Your instructions =>
Give every line again exactly as it appears, please, but not the pictures.

>>

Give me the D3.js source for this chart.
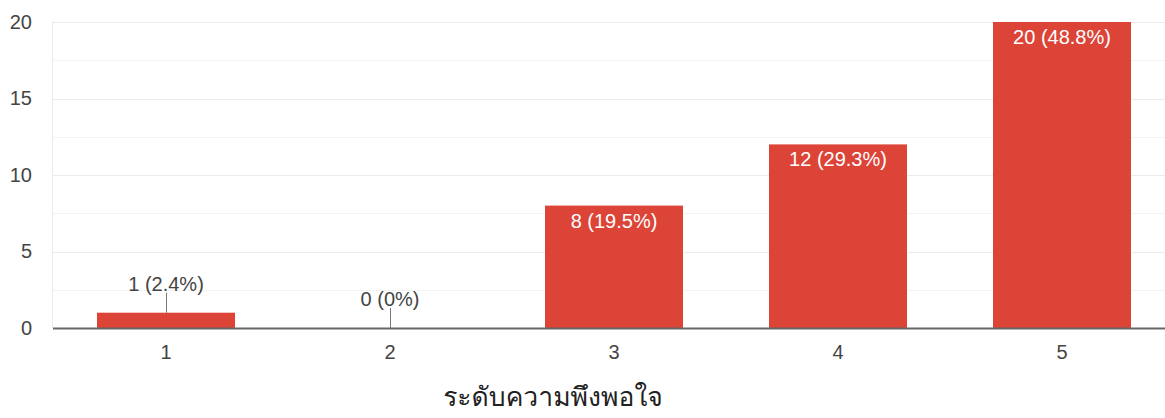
<!DOCTYPE html>
<html>
<head>
<meta charset="utf-8">
<script src="https://cdn.jsdelivr.net/npm/d3@7"></script>
<style>
  html, body { margin: 0; padding: 0; background: #fff; }
  svg { display: block; font-family: Arial, "Liberation Sans", sans-serif; }
</style>
</head>
<body>
<svg id="chart" width="1165" height="418"></svg>
<script>
// Satisfaction ratings (1–5) and response counts
const categories = ["1", "2", "3", "4", "5"];
const counts = [1, 0, 8, 12, 20];
const percents = ["2.4%", "0%", "19.5%", "29.3%", "48.8%"];
const yTicks = [0, 5, 10, 15, 20];
const yMinorTicks = [2.5, 7.5, 12.5, 17.5];
const axisTitle = "ระดับความพึงพอใจ";

const svg = d3.select("#chart");
const plotLeft = 53, plotRight = 1174, plotTop = 22, plotBottom = 328;
const labelSize = 20;

const x = d3.scaleBand().domain(categories).range([plotLeft + 1, plotRight]).paddingInner(0.384).paddingOuter(0.192);
const y = d3.scaleLinear().domain([0, 20]).range([plotBottom, plotTop]);

// minor gridlines
svg.append("g").selectAll("line").data(yMinorTicks).join("line")
  .attr("x1", plotLeft).attr("x2", 1165)
  .attr("y1", d => Math.round(y(d)) + 0.5).attr("y2", d => Math.round(y(d)) + 0.5)
  .attr("stroke", "#f3f3f3").attr("stroke-width", 1);

// major gridlines
svg.append("g").selectAll("line").data(yTicks.filter(d => d > 0)).join("line")
  .attr("x1", plotLeft).attr("x2", 1165)
  .attr("y1", d => Math.round(y(d)) + 0.5).attr("y2", d => Math.round(y(d)) + 0.5)
  .attr("stroke", "#ebebeb").attr("stroke-width", 1);

// left edge of plot area
svg.append("line").attr("x1", plotLeft - 0.5).attr("x2", plotLeft - 0.5)
  .attr("y1", y(20)).attr("y2", plotBottom)
  .attr("stroke", "#ebebeb");

// y axis labels
const yAxis = d3.axisLeft(y).tickValues(yTicks).tickSize(0).tickPadding(0);
const yg = svg.append("g").attr("transform", `translate(${plotLeft - 21},0)`).call(yAxis);
yg.select(".domain").remove();
yg.selectAll("text").attr("font-size", labelSize).attr("fill", "#444")
  .attr("font-family", "Arial, 'Liberation Sans', sans-serif");

// bars
svg.append("g").selectAll("rect").data(counts).join("rect")
  .attr("x", (d, i) => x(categories[i]))
  .attr("width", x.bandwidth())
  .attr("y", d => y(d))
  .attr("height", d => plotBottom - y(d))
  .attr("fill", "#db4437");

// value labels: inside tall bars, above short ones with a leader line
const lbl = svg.append("g");
counts.forEach((d, i) => {
  const cx = x(categories[i]) + x.bandwidth() / 2;
  const text = `${d} (${percents[i]})`;
  const barH = plotBottom - y(d);
  if (barH > 30) {
    lbl.append("text").attr("x", cx).attr("y", y(d) + 22)
      .attr("text-anchor", "middle").attr("font-size", labelSize).attr("fill", "#fff").text(text);
  } else {
    const barTop = y(d);
    lbl.append("line").attr("x1", Math.round(cx) + 0.5).attr("x2", Math.round(cx) + 0.5)
      .attr("y1", barTop - 20).attr("y2", barTop)
      .attr("stroke", "#777").attr("stroke-width", 1);
    lbl.append("text").attr("x", cx).attr("y", barTop - 22)
      .attr("text-anchor", "middle").attr("font-size", labelSize).attr("fill", "#444").text(text);
  }
});

// baseline
svg.append("line").attr("x1", plotLeft).attr("x2", 1165)
  .attr("y1", plotBottom + 0.5).attr("y2", plotBottom + 0.5)
  .attr("stroke", "#666").attr("stroke-width", 2);

// x axis labels
const xAxis = d3.axisBottom(x).tickSize(0).tickPadding(0);
const xg = svg.append("g").attr("transform", `translate(0,${plotBottom + 17})`).call(xAxis);
xg.select(".domain").remove();
xg.selectAll("text").attr("font-size", labelSize).attr("fill", "#444").attr("dy", "0.71em")
  .attr("font-family", "Arial, 'Liberation Sans', sans-serif");

// axis title
svg.append("text").attr("x", 553).attr("y", 406)
  .attr("text-anchor", "middle").attr("font-size", 26.5).attr("fill", "#222")
  .attr("font-family", "Tahoma, Loma, Garuda, 'Noto Sans Thai Looped', 'Noto Sans Thai', 'Noto Sans', 'DejaVu Sans', sans-serif")
  .text(axisTitle);
</script>
</body>
</html>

<<

Solution for this task =>
Give me the D3.js source for this chart.
<!DOCTYPE html>
<html>
<head>
<meta charset="utf-8">
<script src="https://cdn.jsdelivr.net/npm/d3@7"></script>
<style>
  html, body { margin: 0; padding: 0; background: #fff; }
  svg { display: block; font-family: Arial, "Liberation Sans", sans-serif; }
</style>
</head>
<body>
<svg id="chart" width="1165" height="418"></svg>
<script>
// Satisfaction ratings (1–5) and response counts
const categories = ["1", "2", "3", "4", "5"];
const counts = [1, 0, 8, 12, 20];
const percents = ["2.4%", "0%", "19.5%", "29.3%", "48.8%"];
const yTicks = [0, 5, 10, 15, 20];
const yMinorTicks = [2.5, 7.5, 12.5, 17.5];
const axisTitle = "ระดับความพึงพอใจ";

const svg = d3.select("#chart");
const plotLeft = 53, plotRight = 1174, plotTop = 22, plotBottom = 328;
const labelSize = 20;

const x = d3.scaleBand().domain(categories).range([plotLeft + 1, plotRight]).paddingInner(0.384).paddingOuter(0.192);
const y = d3.scaleLinear().domain([0, 20]).range([plotBottom, plotTop]);

// minor gridlines
svg.append("g").selectAll("line").data(yMinorTicks).join("line")
  .attr("x1", plotLeft).attr("x2", 1165)
  .attr("y1", d => Math.round(y(d)) + 0.5).attr("y2", d => Math.round(y(d)) + 0.5)
  .attr("stroke", "#f3f3f3").attr("stroke-width", 1);

// major gridlines
svg.append("g").selectAll("line").data(yTicks.filter(d => d > 0)).join("line")
  .attr("x1", plotLeft).attr("x2", 1165)
  .attr("y1", d => Math.round(y(d)) + 0.5).attr("y2", d => Math.round(y(d)) + 0.5)
  .attr("stroke", "#ebebeb").attr("stroke-width", 1);

// left edge of plot area
svg.append("line").attr("x1", plotLeft - 0.5).attr("x2", plotLeft - 0.5)
  .attr("y1", y(20)).attr("y2", plotBottom)
  .attr("stroke", "#ebebeb");

// y axis labels
const yAxis = d3.axisLeft(y).tickValues(yTicks).tickSize(0).tickPadding(0);
const yg = svg.append("g").attr("transform", `translate(${plotLeft - 21},0)`).call(yAxis);
yg.select(".domain").remove();
yg.selectAll("text").attr("font-size", labelSize).attr("fill", "#444")
  .attr("font-family", "Arial, 'Liberation Sans', sans-serif");

// bars
svg.append("g").selectAll("rect").data(counts).join("rect")
  .attr("x", (d, i) => x(categories[i]))
  .attr("width", x.bandwidth())
  .attr("y", d => y(d))
  .attr("height", d => plotBottom - y(d))
  .attr("fill", "#db4437");

// value labels: inside tall bars, above short ones with a leader line
const lbl = svg.append("g");
counts.forEach((d, i) => {
  const cx = x(categories[i]) + x.bandwidth() / 2;
  const text = `${d} (${percents[i]})`;
  const barH = plotBottom - y(d);
  if (barH > 30) {
    lbl.append("text").attr("x", cx).attr("y", y(d) + 22)
      .attr("text-anchor", "middle").attr("font-size", labelSize).attr("fill", "#fff").text(text);
  } else {
    const barTop = y(d);
    lbl.append("line").attr("x1", Math.round(cx) + 0.5).attr("x2", Math.round(cx) + 0.5)
      .attr("y1", barTop - 20).attr("y2", barTop)
      .attr("stroke", "#777").attr("stroke-width", 1);
    lbl.append("text").attr("x", cx).attr("y", barTop - 22)
      .attr("text-anchor", "middle").attr("font-size", labelSize).attr("fill", "#444").text(text);
  }
});

// baseline
svg.append("line").attr("x1", plotLeft).attr("x2", 1165)
  .attr("y1", plotBottom + 0.5).attr("y2", plotBottom + 0.5)
  .attr("stroke", "#666").attr("stroke-width", 2);

// x axis labels
const xAxis = d3.axisBottom(x).tickSize(0).tickPadding(0);
const xg = svg.append("g").attr("transform", `translate(0,${plotBottom + 17})`).call(xAxis);
xg.select(".domain").remove();
xg.selectAll("text").attr("font-size", labelSize).attr("fill", "#444").attr("dy", "0.71em")
  .attr("font-family", "Arial, 'Liberation Sans', sans-serif");

// axis title
svg.append("text").attr("x", 553).attr("y", 406)
  .attr("text-anchor", "middle").attr("font-size", 26.5).attr("fill", "#222")
  .attr("font-family", "Tahoma, Loma, Garuda, 'Noto Sans Thai Looped', 'Noto Sans Thai', 'Noto Sans', 'DejaVu Sans', sans-serif")
  .text(axisTitle);
</script>
</body>
</html>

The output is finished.